INSTRUCTIONS TO FOLLOW: Print word for word the first line of the listing below and every line after it, through the line with "solid_joinstyle='miter', zorder=3, clip_on=False)". Leave out the pictures and the rest.

DATASET EXCERPT:

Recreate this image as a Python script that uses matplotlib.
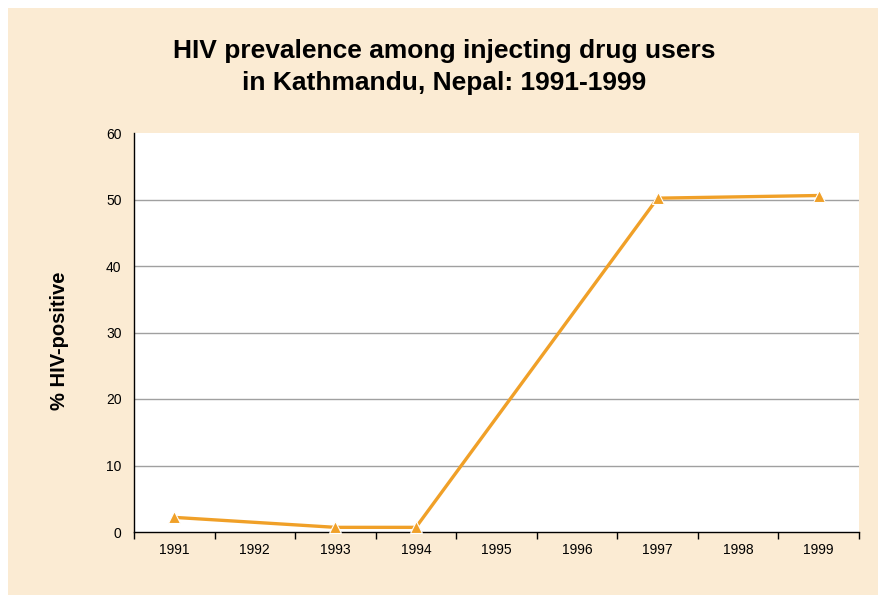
import matplotlib.pyplot as plt
from matplotlib.patches import Rectangle

# data
years = ['1991', '1992', '1993', '1994', '1995', '1996', '1997', '1998', '1999']
obs_years = ['1991', '1993', '1994', '1997', '1999']
hiv_pos = [2.2, 0.7, 0.7, 50.2, 50.6]
yticks = [0, 10, 20, 30, 40, 50, 60]

plt.rcParams['font.family'] = ['Liberation Sans', 'DejaVu Sans']

fig = plt.figure(figsize=(8.79, 5.95), dpi=100)
fig.patch.set_facecolor('white')
# beige panel behind everything
fig.patches.append(Rectangle((8/879, 0), 1 - 8/879, 1 - 8/595, transform=fig.transFigure,
                             facecolor='#FBEBD3', edgecolor='none', zorder=-10))

ax = fig.add_axes([134/879, 1 - 532/595, (859-134)/879, (532-133)/595])
ax.set_facecolor('white')

xpos = [years.index(y) for y in obs_years]
ax.plot(xpos, hiv_pos, color='#F0A028', lw=2.4, marker='^', markersize=8,
        markerfacecolor='#F0A028', markeredgecolor='white', markeredgewidth=0.8,
        solid_joinstyle='miter', zorder=3, clip_on=False)

ax.set_xlim(-0.5, len(years) - 0.5)
ax.set_ylim(0, 60)
ax.set_yticks(yticks)
ax.tick_params(axis='y', length=0, labelsize=10, pad=9)
ax.set_xticks(range(len(years)))
ax.set_xticklabels(years)
ax.set_xticks([i - 0.5 for i in range(len(years) + 1)], minor=True)
ax.tick_params(axis='x', which='major', length=0, labelsize=10, pad=8)
ax.tick_params(axis='x', which='minor', length=5, direction='out', width=1)

for y in yticks[1:-1]:
    ax.axhline(y, color='#A0A0A0', lw=1, zorder=1)

for s in ['top', 'right']:
    ax.spines[s].set_visible(False)
ax.spines['left'].set_linewidth(1)
ax.spines['bottom'].set_linewidth(1)

ax.set_ylabel('% HIV-positive', fontsize=14.5, fontweight='bold')
ax.yaxis.set_label_coords(-(134 - 69) / 725, 0.48)

fig.text(444/879, 1 - 67/595, 'HIV prevalence among injecting drug users\nin Kathmandu, Nepal: 1991-1999',
         ha='center', va='center', fontsize=19, fontweight='bold', linespacing=1.45)

fig.savefig('out.png', dpi=100)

THE SOLUTION:
Recreate this image as a Python script that uses matplotlib.
import matplotlib.pyplot as plt
from matplotlib.patches import Rectangle

# data
years = ['1991', '1992', '1993', '1994', '1995', '1996', '1997', '1998', '1999']
obs_years = ['1991', '1993', '1994', '1997', '1999']
hiv_pos = [2.2, 0.7, 0.7, 50.2, 50.6]
yticks = [0, 10, 20, 30, 40, 50, 60]

plt.rcParams['font.family'] = ['Liberation Sans', 'DejaVu Sans']

fig = plt.figure(figsize=(8.79, 5.95), dpi=100)
fig.patch.set_facecolor('white')
# beige panel behind everything
fig.patches.append(Rectangle((8/879, 0), 1 - 8/879, 1 - 8/595, transform=fig.transFigure,
                             facecolor='#FBEBD3', edgecolor='none', zorder=-10))

ax = fig.add_axes([134/879, 1 - 532/595, (859-134)/879, (532-133)/595])
ax.set_facecolor('white')

xpos = [years.index(y) for y in obs_years]
ax.plot(xpos, hiv_pos, color='#F0A028', lw=2.4, marker='^', markersize=8,
        markerfacecolor='#F0A028', markeredgecolor='white', markeredgewidth=0.8,
        solid_joinstyle='miter', zorder=3, clip_on=False)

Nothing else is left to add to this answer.